Là comme ailleurs, Ahmed entonne de sa voix à la tessiture profonde le classique « On est ensemble, de toutes les tribus. On a enterré les armes », avant de passer au standard « Le Darfour, c’est notre patrie ». Le succès est immédiat, au point que pour la nuit du réveillon, un restaurant africain leur demande d’assurer l’animation. « Ils interprètent des chansons bourrées d’espoir, de vie, d’amour », rappelle Issam Othan, celui qui fut « le premier Noir de Vichy », comme Pablo Aiquel décrit ce réfugié soudanais arrivé là après intervention de l’ONU et du gouvernement français pour mettre fin à ses neuf ans sept mois et vingt-trois jours d’emprisonnement à Khartoum. « C’est bon pour eux, cela leur redonne espoir, et aussi à ceux qui les écoutent », dit-il.
« Ces concerts sont de vrais temps de partage par la musique », se réjouit Ahmed. Hassan, lui, renaît littéralement quand ses doigts effleurent le clavier. « Chanter mon pays à moi, Erythréen qui a grandi au Soudan, est un bonheur trop fort pour le mettre en mots, confie-t-il, en cherchant encore un peu ses tournures de phrase. La musique est une thérapie. Jouer me ramène auprès de ma famille à Port-Soudan, auprès de ma mère que j’aime tant. Alors je pleure et ça me fait du bien. » Second chanteur du groupe, Boklyn ressent aussi fort ces moments : « On est des exilés, on a besoin de ça pour reprendre confiance et redémarrer », complète-t-il.
Ce groupe est un tremplin, un levier pour entrer de plain-pied dans la société française. Ils étaient demandeurs d’asile quand ils ont monté leur groupe de musique. Ils sont réfugiés aujourd’hui, et le groupe tourne, drivé par son coach, Pablo, et accompagné par Jacques Lenoir, lui aussi membre du réseau Vichy Solidaire, qui a offert la sono.
Répétitions estivales
Ce cadeau extraordinaire a ému jusqu’aux tréfonds ceux qui hier se faisaient traiter de nègres sur les routes d’Europe. Ce mot, d’ailleurs, ils le connaissent dans toutes les langues des pays traversés, du nero en Italie au mavros en Grèce. Ils ne l’ont pas oublié mais là, la dynamique semble s’être inversée et ils se sentent aimés. Marie a donné beaucoup de son temps pour leur enseigner le français. Pablo pour mille et une choses, Jacques, en plus de cette sono, leur a prêté un bout de terrain pour jardiner avec eux. Non seulement ces citoyens solidaires les traitent d’égal à égal, mais en plus ils leur permettent de se réaliser en France. Le revirement est total, même s’il reste bien des embûches à éviter.

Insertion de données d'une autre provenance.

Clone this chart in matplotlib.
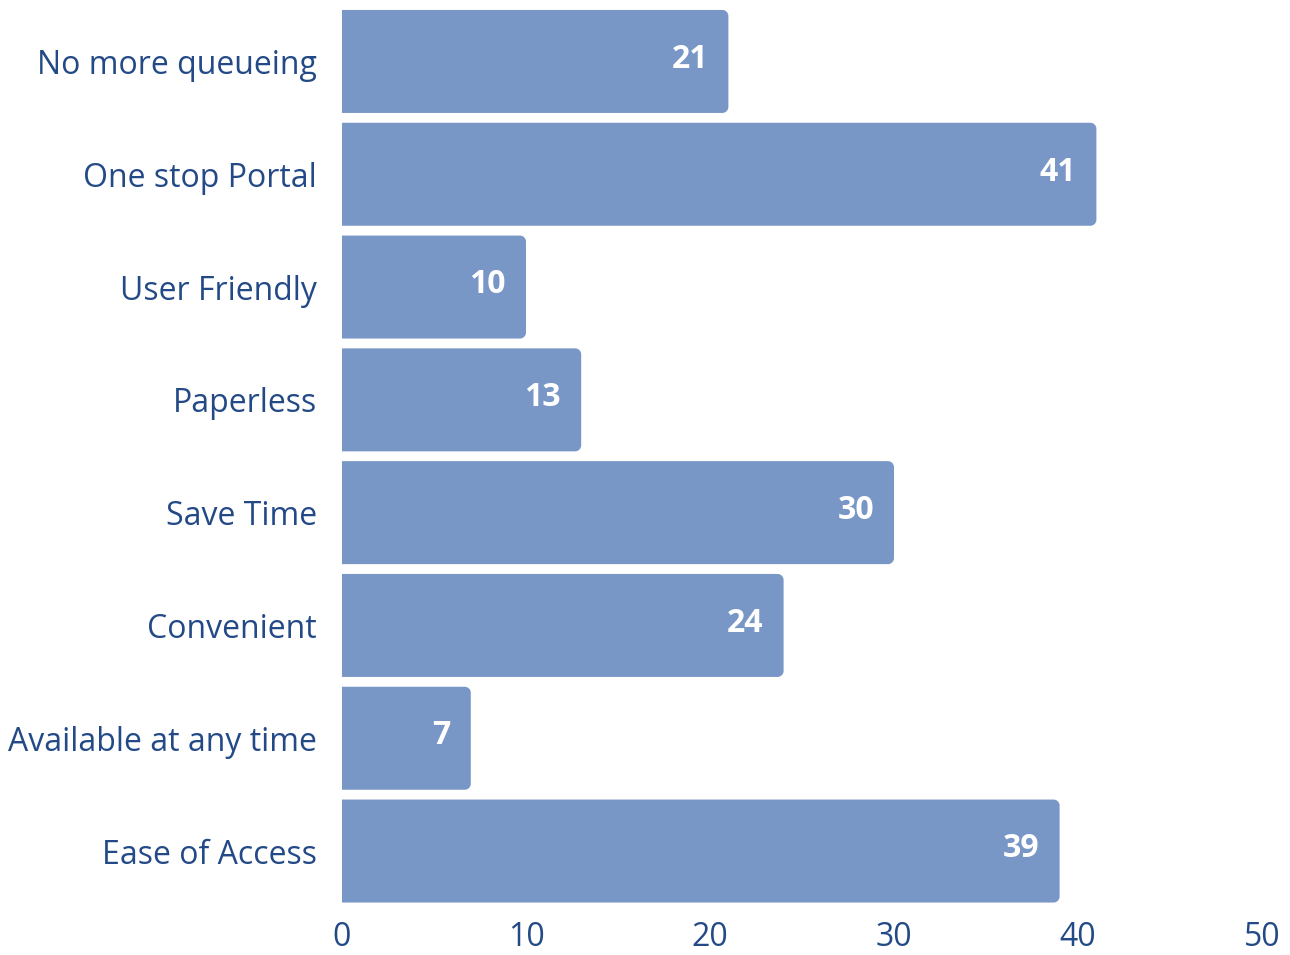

Début juillet, les répétitions se font encore sur des chansons africaines. Mais déjà commence à poindre dans le groupe l’idée qu’il faudra bientôt chanter aussi en français. Boklyn travaille la langue pour ça et Ahmed rêve d’interpréter C’est déjà ça, où Alain Souchon raconte son Soudan, tandis que l’idée d’une Marseillaise revue et adaptées aux tempos soudanais fait elle aussi son chemin. Dans le petit pré de Jacques, en périphérie de la ville, les répétitions estivales se succèdent en plein air, sur quelques palettes assemblées. Demain, il y a Vichy. Puis Gannat, à nouveau ! Ils sont loin, les mariages de Port-Soudan où jouait Hassan, musicien autodidacte.